Upon his arrival to Barcelona some 20 years ago, and later as an architect, he got actively engaged in Jewish Heritage preservation. Some important sites were endangered by urban projects, like part of the Old Jewish quarter and the medieval cemetery of Montjuïc. For him, such places were historical treasures that speak about happy or sad human stories, relationship between Jewish and local culture, about living together. Their potential is enormous to become places of dialog amid cultures, amid parts of society that ignore, or have not yet rediscovered, each other’s richness. But that perspective was not back then shared by local authorities and inhabitants, for whom urban development had priority upon memory.

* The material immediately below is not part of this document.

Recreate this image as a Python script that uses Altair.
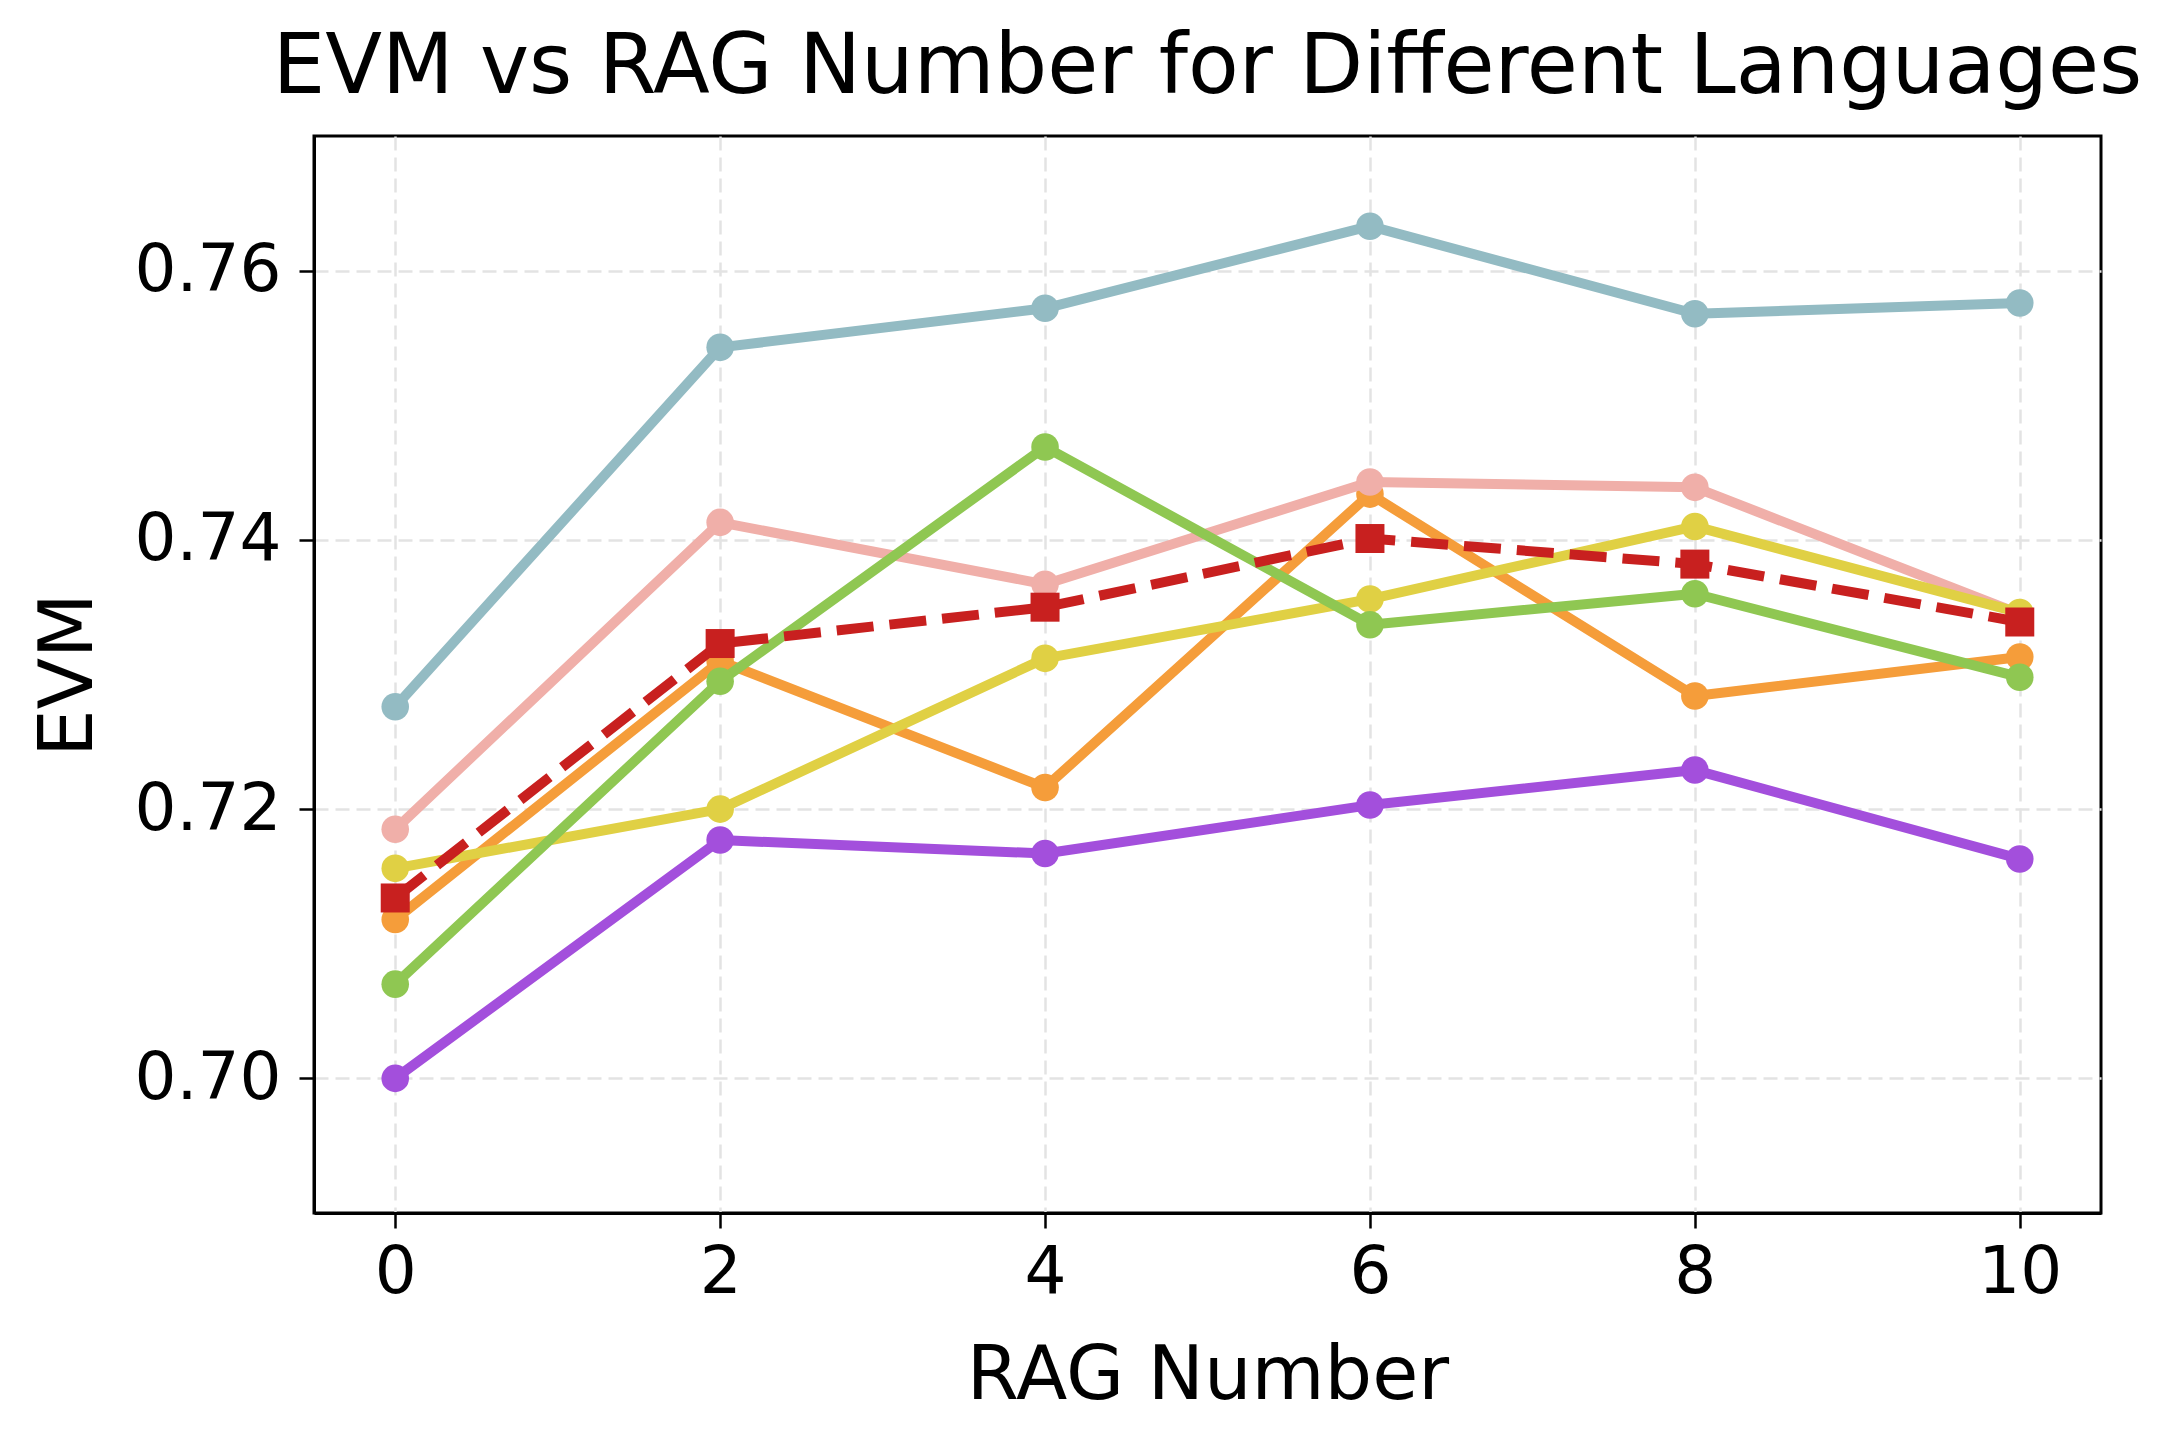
import altair as alt
import pandas as pd

rag = [0, 2, 4, 6, 8, 10]

# series values (draw order)
teal = [0.7276, 0.7543, 0.7572, 0.7633, 0.7568, 0.7576]
orange = [0.7118, 0.7310, 0.7216, 0.7434, 0.7284, 0.7313]
pink = [0.7185, 0.7413, 0.7367, 0.7443, 0.7439, 0.7345]
yellow = [0.7156, 0.7200, 0.7312, 0.7356, 0.7410, 0.7346]
green = [0.7070, 0.7295, 0.7469, 0.7337, 0.7360, 0.7298]
purple = [0.7000, 0.7177, 0.7167, 0.7203, 0.7229, 0.7163]
average = [0.7134, 0.7323, 0.7350, 0.7401, 0.7382, 0.7339]

series = [
    ("Language 1", teal, "#93BBC3"),
    ("Language 2", orange, "#F59D3A"),
    ("Language 3", pink, "#F0AFA9"),
    ("Language 4", yellow, "#E0D044"),
    ("Language 5", green, "#8FC752"),
    ("Language 6", purple, "#A34FDC"),
]

x_enc = alt.X("rag:Q", title="RAG Number",
              scale=alt.Scale(domain=[-0.5, 10.5], nice=False, zero=False),
              axis=alt.Axis(values=[0, 2, 4, 6, 8, 10], format="d",
                            labelPadding=12, titlePadding=34))
y_enc = alt.Y("evm:Q", title="EVM",
              scale=alt.Scale(domain=[0.69, 0.77], nice=False, zero=False),
              axis=alt.Axis(values=[0.70, 0.72, 0.74, 0.76], format=".2f",
                            labelPadding=18, titlePadding=27))

layers = []
for name, vals, col in series:
    df = pd.DataFrame({"rag": rag, "evm": vals, "series": name})
    layers.append(
        alt.Chart(df).mark_line(
            color=col, strokeWidth=10, strokeJoin="round",
            point=alt.OverlayMarkDef(filled=True, color=col, size=760, opacity=1),
        ).encode(x=x_enc, y=y_enc)
    )

df_avg = pd.DataFrame({"rag": rag, "evm": average, "series": "Average"})
layers.append(
    alt.Chart(df_avg).mark_line(
        color="#C8201F", strokeWidth=10, strokeDash=[37, 16],
        point=alt.OverlayMarkDef(filled=True, color="#C8201F", shape="square",
                                 size=841, opacity=1),
    ).encode(x=x_enc, y=y_enc)
)

chart = alt.layer(*layers).properties(
    width=1787,
    height=1077,
    autosize=alt.AutoSizeParams(type="none"),
    padding={"left": 306, "top": 128, "right": 66, "bottom": 210},
    title=alt.TitleParams("EVM vs RAG Number for Different Languages",
                          fontSize=83, font="DejaVu Sans", fontWeight="normal",
                          color="black", anchor="middle", offset=26),
).configure_view(
    stroke="black", strokeWidth=3
).configure_axis(
    labelFont="DejaVu Sans", titleFont="DejaVu Sans",
    labelFontSize=66, titleFontSize=75, titleFontWeight="normal",
    labelColor="black", titleColor="black",
    tickColor="black", tickSize=15, tickWidth=2.5,
    domainColor="black", domainWidth=3,
    grid=True, gridColor="#e3e3e3", gridDash=[14, 7], gridWidth=2.5,
)

chart.save("out.html", embed_options={"renderer": "svg", "actions": False})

The place was not as meaningful for local society, as it was for him.
David then began to dream about the transformation of each heritage site into a place of study, an urban beacon about otherness and tolerance toward diversity.
The Mandel Institute in Jerusalem gave him the opportunity to develop an original idea: the design and creation of a “nomadic classroom”. This project, aimed to travel through Europe and be installed temporarily in many different Heritage sites, would transform those urban pieces into educational tools and create a meaningful connection between the site and local society, especially youth. The Beit Project was born. Beit, the second letter of the Hebrew Alphabet – like the 2 learners of a Havruta, but also the home that those 2 build together, creating a shared place.
David is leading the project, inspiring professionals that come from very different background, to believe that education, can be done differently. He is defining the strategy of the project and its future development but is also participating in the training of the project’s new collaborators in more than 10 cities each year. An important part of his tasks relate to creating new partnerships, finding new financial supporter, at the European and local level. He specially loves the yearly gathering with the different local teams and partners in one of the cities in which the project take place, moments of encounter and learning.